DIRECTIONS FOR THIS TASK |
Filter the records for lines holding the string "source".

Records with drawing code |
• • •
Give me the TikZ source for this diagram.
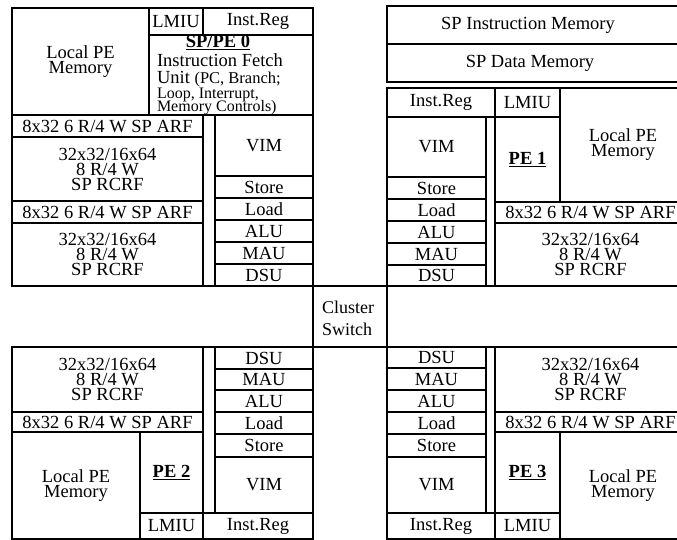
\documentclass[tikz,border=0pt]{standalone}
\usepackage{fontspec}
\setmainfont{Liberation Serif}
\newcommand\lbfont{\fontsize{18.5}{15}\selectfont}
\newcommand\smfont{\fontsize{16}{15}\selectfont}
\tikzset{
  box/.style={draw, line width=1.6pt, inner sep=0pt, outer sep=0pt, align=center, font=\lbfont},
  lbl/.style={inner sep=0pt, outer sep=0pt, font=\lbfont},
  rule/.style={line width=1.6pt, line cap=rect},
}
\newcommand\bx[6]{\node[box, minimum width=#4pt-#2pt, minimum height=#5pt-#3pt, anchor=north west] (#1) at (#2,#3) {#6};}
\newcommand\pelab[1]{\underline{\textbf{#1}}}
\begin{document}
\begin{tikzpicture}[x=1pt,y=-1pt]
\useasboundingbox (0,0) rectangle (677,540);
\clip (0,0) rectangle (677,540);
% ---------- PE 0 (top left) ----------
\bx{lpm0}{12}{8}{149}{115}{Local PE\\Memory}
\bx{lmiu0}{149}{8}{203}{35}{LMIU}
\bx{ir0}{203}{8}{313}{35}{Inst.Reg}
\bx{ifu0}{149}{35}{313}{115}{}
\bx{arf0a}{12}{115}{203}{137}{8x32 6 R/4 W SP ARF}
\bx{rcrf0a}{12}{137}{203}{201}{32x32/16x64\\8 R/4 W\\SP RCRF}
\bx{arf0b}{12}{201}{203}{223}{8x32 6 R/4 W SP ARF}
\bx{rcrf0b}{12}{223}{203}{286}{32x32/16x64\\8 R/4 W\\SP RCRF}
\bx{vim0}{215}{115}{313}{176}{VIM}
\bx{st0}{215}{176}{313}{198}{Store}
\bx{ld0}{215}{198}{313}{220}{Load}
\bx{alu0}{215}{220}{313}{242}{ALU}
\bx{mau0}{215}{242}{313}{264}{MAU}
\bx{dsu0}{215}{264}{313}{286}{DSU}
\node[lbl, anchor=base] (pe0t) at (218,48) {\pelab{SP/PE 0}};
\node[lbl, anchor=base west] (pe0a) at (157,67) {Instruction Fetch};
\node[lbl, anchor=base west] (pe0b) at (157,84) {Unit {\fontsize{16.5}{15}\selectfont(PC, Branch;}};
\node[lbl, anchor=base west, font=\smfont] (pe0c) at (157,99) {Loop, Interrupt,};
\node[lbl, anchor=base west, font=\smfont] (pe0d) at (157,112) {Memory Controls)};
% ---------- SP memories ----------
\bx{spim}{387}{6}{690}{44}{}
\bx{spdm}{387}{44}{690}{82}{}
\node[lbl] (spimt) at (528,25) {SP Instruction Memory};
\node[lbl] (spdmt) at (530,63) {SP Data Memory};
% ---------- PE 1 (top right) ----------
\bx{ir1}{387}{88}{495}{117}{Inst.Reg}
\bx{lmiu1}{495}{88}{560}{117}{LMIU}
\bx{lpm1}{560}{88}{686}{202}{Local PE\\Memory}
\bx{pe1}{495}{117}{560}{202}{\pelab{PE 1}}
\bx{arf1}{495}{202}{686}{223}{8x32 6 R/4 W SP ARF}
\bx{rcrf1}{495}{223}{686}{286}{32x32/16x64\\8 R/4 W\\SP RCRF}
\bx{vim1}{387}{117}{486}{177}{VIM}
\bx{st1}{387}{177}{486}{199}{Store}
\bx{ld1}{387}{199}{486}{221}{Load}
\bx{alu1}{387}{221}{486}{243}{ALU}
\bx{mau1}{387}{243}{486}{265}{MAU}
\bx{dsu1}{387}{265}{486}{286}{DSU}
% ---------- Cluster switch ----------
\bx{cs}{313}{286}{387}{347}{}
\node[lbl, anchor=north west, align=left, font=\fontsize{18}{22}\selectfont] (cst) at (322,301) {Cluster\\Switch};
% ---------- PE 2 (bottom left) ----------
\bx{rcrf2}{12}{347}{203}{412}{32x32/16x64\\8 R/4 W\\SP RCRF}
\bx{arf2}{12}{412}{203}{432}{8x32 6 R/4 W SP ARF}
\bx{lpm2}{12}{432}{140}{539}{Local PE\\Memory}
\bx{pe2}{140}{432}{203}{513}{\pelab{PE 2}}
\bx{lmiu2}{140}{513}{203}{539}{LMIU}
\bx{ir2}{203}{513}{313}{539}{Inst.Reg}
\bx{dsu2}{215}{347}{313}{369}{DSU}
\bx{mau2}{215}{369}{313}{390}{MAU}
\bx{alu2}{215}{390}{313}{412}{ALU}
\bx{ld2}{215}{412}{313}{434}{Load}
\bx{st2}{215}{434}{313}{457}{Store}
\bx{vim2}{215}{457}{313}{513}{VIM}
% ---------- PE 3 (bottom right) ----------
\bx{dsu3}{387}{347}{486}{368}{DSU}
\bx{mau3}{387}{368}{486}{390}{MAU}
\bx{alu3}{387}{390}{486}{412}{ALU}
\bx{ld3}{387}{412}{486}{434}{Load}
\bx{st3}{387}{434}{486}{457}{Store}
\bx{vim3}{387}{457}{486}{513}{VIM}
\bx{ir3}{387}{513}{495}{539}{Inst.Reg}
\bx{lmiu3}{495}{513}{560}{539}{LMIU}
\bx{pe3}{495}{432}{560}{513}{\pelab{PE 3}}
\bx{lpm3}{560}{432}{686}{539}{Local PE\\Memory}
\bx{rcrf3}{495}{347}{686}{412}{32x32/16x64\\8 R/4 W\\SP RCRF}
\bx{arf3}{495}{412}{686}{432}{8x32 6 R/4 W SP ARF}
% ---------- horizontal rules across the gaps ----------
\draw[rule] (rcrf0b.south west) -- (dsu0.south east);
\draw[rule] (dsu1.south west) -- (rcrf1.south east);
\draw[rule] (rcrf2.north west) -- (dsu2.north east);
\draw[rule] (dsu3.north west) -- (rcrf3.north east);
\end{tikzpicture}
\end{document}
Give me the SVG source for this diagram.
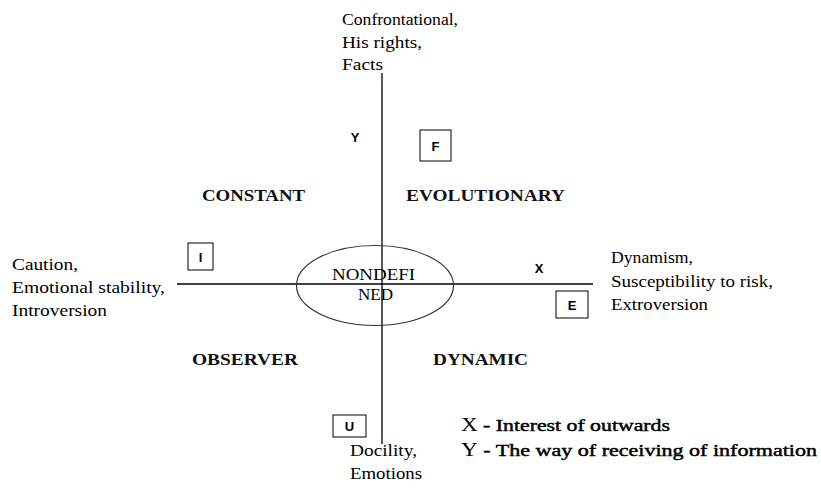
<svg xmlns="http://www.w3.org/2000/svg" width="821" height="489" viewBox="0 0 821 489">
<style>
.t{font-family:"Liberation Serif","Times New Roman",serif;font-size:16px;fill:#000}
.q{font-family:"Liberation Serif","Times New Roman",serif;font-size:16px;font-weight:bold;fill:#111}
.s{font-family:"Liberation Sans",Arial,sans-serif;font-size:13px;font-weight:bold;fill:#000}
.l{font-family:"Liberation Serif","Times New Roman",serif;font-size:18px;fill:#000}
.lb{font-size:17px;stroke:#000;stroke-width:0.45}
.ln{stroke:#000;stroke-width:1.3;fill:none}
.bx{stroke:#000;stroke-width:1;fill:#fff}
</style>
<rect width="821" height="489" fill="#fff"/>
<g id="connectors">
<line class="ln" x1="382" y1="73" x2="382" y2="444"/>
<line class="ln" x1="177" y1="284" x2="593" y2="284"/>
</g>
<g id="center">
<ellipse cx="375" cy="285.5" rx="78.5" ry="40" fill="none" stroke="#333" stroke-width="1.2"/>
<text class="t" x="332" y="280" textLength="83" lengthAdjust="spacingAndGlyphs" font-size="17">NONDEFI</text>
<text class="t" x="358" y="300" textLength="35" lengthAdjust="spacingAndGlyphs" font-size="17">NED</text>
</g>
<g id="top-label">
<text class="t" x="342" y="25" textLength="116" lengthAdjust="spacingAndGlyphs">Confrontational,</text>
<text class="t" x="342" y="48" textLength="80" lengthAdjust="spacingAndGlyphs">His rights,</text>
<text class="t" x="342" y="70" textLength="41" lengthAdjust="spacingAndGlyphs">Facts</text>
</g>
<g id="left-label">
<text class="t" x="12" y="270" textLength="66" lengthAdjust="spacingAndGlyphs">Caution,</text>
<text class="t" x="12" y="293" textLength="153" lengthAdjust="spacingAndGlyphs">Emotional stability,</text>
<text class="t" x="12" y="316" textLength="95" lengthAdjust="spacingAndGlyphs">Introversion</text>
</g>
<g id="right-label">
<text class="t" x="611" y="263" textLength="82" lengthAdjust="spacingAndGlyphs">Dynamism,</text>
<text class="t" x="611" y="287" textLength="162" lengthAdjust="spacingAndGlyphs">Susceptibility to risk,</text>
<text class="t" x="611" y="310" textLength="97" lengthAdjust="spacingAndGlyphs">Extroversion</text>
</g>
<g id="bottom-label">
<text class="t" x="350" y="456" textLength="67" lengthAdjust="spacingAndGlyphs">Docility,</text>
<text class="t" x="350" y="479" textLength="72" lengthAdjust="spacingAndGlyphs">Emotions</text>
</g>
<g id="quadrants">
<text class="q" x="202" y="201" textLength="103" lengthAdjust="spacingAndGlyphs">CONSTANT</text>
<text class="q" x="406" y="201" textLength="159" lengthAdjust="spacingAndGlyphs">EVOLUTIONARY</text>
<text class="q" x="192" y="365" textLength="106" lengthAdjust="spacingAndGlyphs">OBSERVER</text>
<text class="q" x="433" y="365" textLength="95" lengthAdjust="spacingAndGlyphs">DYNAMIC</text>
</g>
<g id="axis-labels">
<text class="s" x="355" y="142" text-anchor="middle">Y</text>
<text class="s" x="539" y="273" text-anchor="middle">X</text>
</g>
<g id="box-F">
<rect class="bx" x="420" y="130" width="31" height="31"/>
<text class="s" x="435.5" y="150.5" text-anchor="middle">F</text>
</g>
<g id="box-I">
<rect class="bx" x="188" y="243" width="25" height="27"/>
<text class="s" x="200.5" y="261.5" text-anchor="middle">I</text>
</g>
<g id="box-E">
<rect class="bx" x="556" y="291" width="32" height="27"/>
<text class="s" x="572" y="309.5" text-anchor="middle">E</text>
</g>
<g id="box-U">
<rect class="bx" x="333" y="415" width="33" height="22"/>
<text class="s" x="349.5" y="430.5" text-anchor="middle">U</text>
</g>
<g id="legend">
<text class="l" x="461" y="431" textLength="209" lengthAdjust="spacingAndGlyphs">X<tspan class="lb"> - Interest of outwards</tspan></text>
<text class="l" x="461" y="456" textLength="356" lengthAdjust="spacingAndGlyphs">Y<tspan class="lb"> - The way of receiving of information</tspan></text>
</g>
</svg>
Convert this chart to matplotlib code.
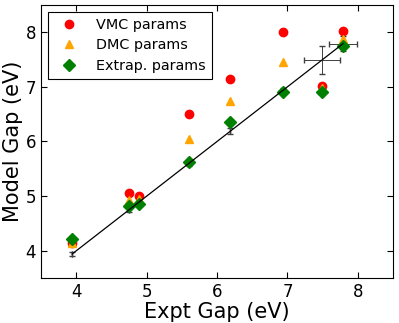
• • •
THE COMPLETED TASK |
Give me the TikZ source for this diagram.
Give me the SVG source for this diagram.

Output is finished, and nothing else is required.